---------- GIVEN INFORMATION
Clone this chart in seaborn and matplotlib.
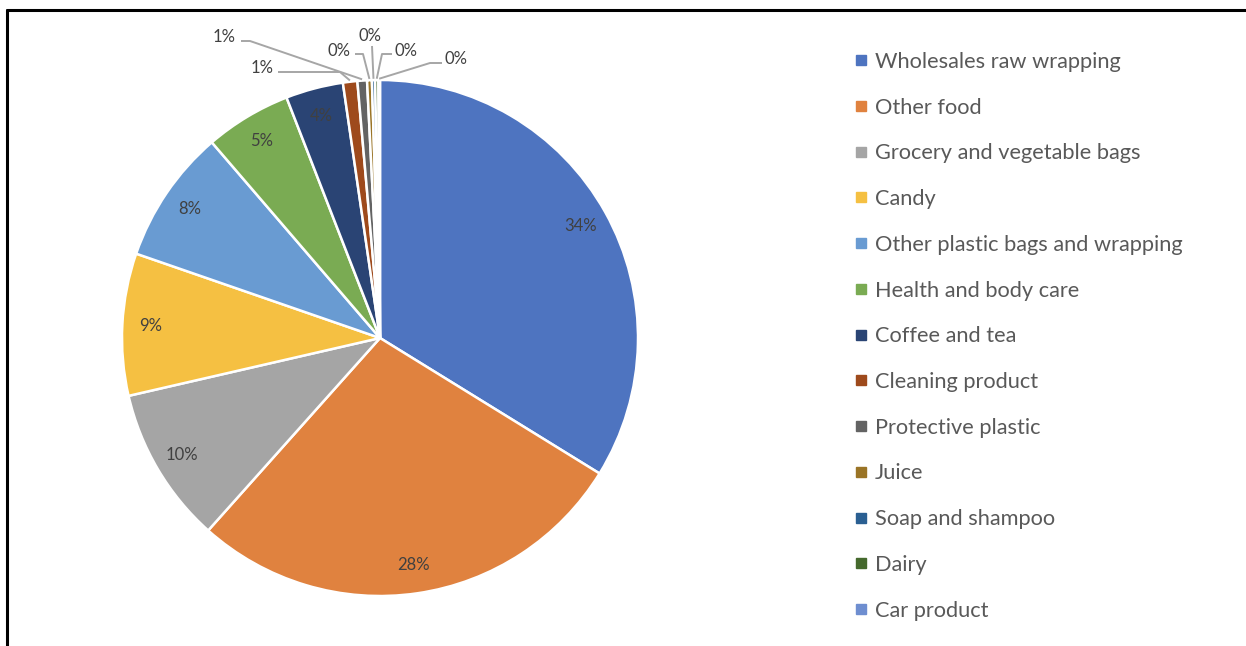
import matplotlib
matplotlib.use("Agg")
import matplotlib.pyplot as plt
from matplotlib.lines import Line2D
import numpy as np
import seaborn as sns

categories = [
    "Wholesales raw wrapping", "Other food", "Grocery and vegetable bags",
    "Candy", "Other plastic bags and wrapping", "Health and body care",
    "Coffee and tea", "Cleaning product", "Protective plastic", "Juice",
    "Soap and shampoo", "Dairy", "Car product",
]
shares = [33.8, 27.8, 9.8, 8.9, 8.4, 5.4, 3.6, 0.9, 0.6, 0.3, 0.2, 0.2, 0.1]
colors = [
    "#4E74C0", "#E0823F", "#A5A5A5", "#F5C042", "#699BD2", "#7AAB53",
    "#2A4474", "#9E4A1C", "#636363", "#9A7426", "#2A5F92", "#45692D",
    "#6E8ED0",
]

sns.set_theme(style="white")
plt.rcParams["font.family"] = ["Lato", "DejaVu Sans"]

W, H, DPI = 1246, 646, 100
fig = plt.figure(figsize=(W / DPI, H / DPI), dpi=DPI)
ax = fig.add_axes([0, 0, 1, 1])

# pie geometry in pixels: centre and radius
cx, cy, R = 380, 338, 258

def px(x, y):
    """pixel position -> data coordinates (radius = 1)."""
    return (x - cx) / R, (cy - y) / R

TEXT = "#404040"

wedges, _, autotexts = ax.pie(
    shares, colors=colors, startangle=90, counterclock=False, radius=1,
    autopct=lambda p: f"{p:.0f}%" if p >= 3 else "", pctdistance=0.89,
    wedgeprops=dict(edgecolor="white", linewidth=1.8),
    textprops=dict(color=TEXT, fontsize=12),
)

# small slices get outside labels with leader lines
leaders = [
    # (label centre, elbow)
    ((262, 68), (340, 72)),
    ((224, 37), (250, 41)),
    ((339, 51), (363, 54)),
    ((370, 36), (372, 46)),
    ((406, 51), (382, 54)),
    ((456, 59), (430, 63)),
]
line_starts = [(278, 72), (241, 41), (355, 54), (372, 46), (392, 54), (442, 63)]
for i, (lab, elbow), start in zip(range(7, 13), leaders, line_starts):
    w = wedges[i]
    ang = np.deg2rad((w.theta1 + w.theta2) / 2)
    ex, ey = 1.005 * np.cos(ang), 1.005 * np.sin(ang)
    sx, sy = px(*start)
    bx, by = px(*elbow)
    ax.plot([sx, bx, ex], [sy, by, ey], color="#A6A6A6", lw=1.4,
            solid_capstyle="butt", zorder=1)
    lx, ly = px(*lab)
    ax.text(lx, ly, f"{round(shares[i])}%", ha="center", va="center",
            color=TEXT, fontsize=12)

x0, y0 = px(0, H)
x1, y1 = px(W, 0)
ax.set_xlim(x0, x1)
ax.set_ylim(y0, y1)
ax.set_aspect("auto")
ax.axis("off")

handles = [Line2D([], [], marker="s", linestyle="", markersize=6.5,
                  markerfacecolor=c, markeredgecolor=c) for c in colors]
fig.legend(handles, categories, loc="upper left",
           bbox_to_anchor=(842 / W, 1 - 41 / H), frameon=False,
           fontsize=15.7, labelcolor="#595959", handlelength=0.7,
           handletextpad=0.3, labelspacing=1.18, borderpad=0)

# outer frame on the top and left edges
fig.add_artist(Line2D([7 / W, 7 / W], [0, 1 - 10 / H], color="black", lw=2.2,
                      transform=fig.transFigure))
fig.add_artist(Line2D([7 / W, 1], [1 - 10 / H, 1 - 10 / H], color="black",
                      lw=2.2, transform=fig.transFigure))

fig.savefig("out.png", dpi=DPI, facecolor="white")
--------------------
REQUEST:
Reproduce all of the data exactly, omitting each picture it holds.

FINISHED ANSWER:
Clone this chart in seaborn and matplotlib.
import matplotlib
matplotlib.use("Agg")
import matplotlib.pyplot as plt
from matplotlib.lines import Line2D
import numpy as np
import seaborn as sns

categories = [
    "Wholesales raw wrapping", "Other food", "Grocery and vegetable bags",
    "Candy", "Other plastic bags and wrapping", "Health and body care",
    "Coffee and tea", "Cleaning product", "Protective plastic", "Juice",
    "Soap and shampoo", "Dairy", "Car product",
]
shares = [33.8, 27.8, 9.8, 8.9, 8.4, 5.4, 3.6, 0.9, 0.6, 0.3, 0.2, 0.2, 0.1]
colors = [
    "#4E74C0", "#E0823F", "#A5A5A5", "#F5C042", "#699BD2", "#7AAB53",
    "#2A4474", "#9E4A1C", "#636363", "#9A7426", "#2A5F92", "#45692D",
    "#6E8ED0",
]

sns.set_theme(style="white")
plt.rcParams["font.family"] = ["Lato", "DejaVu Sans"]

W, H, DPI = 1246, 646, 100
fig = plt.figure(figsize=(W / DPI, H / DPI), dpi=DPI)
ax = fig.add_axes([0, 0, 1, 1])

# pie geometry in pixels: centre and radius
cx, cy, R = 380, 338, 258

def px(x, y):
    """pixel position -> data coordinates (radius = 1)."""
    return (x - cx) / R, (cy - y) / R

TEXT = "#404040"

wedges, _, autotexts = ax.pie(
    shares, colors=colors, startangle=90, counterclock=False, radius=1,
    autopct=lambda p: f"{p:.0f}%" if p >= 3 else "", pctdistance=0.89,
    wedgeprops=dict(edgecolor="white", linewidth=1.8),
    textprops=dict(color=TEXT, fontsize=12),
)

# small slices get outside labels with leader lines
leaders = [
    # (label centre, elbow)
    ((262, 68), (340, 72)),
    ((224, 37), (250, 41)),
    ((339, 51), (363, 54)),
    ((370, 36), (372, 46)),
    ((406, 51), (382, 54)),
    ((456, 59), (430, 63)),
]
line_starts = [(278, 72), (241, 41), (355, 54), (372, 46), (392, 54), (442, 63)]
for i, (lab, elbow), start in zip(range(7, 13), leaders, line_starts):
    w = wedges[i]
    ang = np.deg2rad((w.theta1 + w.theta2) / 2)
    ex, ey = 1.005 * np.cos(ang), 1.005 * np.sin(ang)
    sx, sy = px(*start)
    bx, by = px(*elbow)
    ax.plot([sx, bx, ex], [sy, by, ey], color="#A6A6A6", lw=1.4,
            solid_capstyle="butt", zorder=1)
    lx, ly = px(*lab)
    ax.text(lx, ly, f"{round(shares[i])}%", ha="center", va="center",
            color=TEXT, fontsize=12)

x0, y0 = px(0, H)
x1, y1 = px(W, 0)
ax.set_xlim(x0, x1)
ax.set_ylim(y0, y1)
ax.set_aspect("auto")
ax.axis("off")

handles = [Line2D([], [], marker="s", linestyle="", markersize=6.5,
                  markerfacecolor=c, markeredgecolor=c) for c in colors]
fig.legend(handles, categories, loc="upper left",
           bbox_to_anchor=(842 / W, 1 - 41 / H), frameon=False,
           fontsize=15.7, labelcolor="#595959", handlelength=0.7,
           handletextpad=0.3, labelspacing=1.18, borderpad=0)

# outer frame on the top and left edges
fig.add_artist(Line2D([7 / W, 7 / W], [0, 1 - 10 / H], color="black", lw=2.2,
                      transform=fig.transFigure))
fig.add_artist(Line2D([7 / W, 1], [1 - 10 / H, 1 - 10 / H], color="black",
                      lw=2.2, transform=fig.transFigure))

fig.savefig("out.png", dpi=DPI, facecolor="white")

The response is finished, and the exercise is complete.